Wolf Blitzer asked “senior legal analyst” Toobin if George W. Bush could do “something sort of a pardon” for Scooter Libby, perhaps “suspending” or “shortening the sentence?” Amazingly, Toobin responded:
Well, I have to say, maybe there are some constitutional experts out there who will contradict me, but I don't think the president has that authority. I think it's an all or nothing proposition. He can pardon "Scooter" Libby and end the case against him today. But other than that, he has no authority, as I understand it, to get involved in the process at all. THE SITUATION ROOM, June 14, 2007.Read that again! "There may be some people with expertise on this matter, who know more than I ever will - on this topic - but I am Jeffrey Toobin and I think what I think is what really matters most! Furthermore, my view is really dramatic." The cynic might call this approach a bit "snotty."

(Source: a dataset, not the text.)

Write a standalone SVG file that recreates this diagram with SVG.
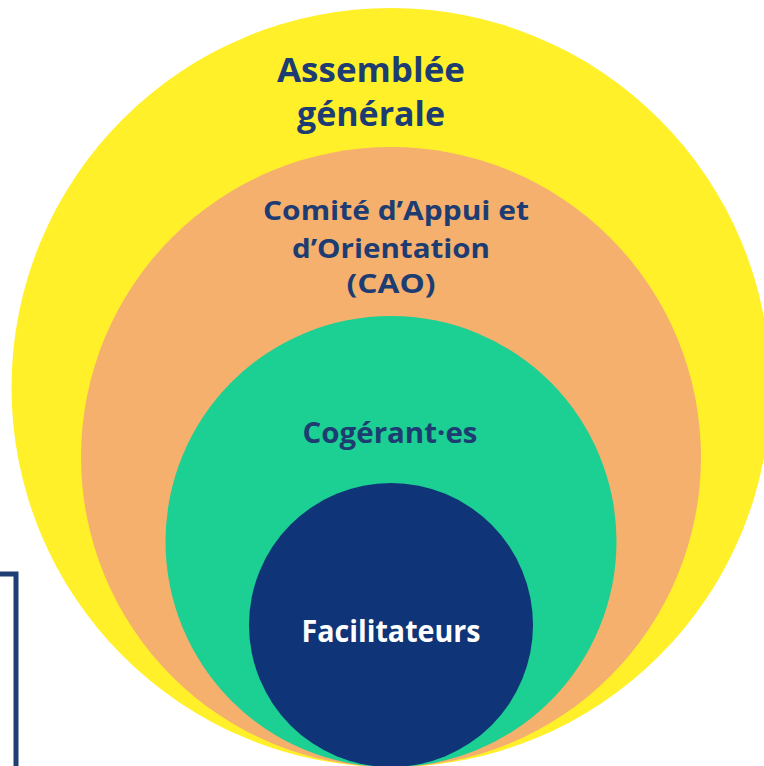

Two editorials, one at the Washington Post (William Otis, "Neither Prison Nor Pardon: Justice in the Libby Case Lies With Bush's Third Option." June 7, 2007) and the other at National Review (P.S. Ruckman, Jr. "Respite for Scooter." June 14, 2007), had it right. It was not an either/or situation for the President at all. Bush had a range of choices and all of them involved the constitutional use of the pardon power.
Indeed, Bush did not pardon Libby. He simply commuted the 30-month prison sentence, leaving the remaining portion of the sentence intact.
A “totally shocked” Toobin told CNN, “Maybe I'm just naive.” ANDERSON COOPER 360 DEGREES, “No Prison For Libby.” July 2, 2007.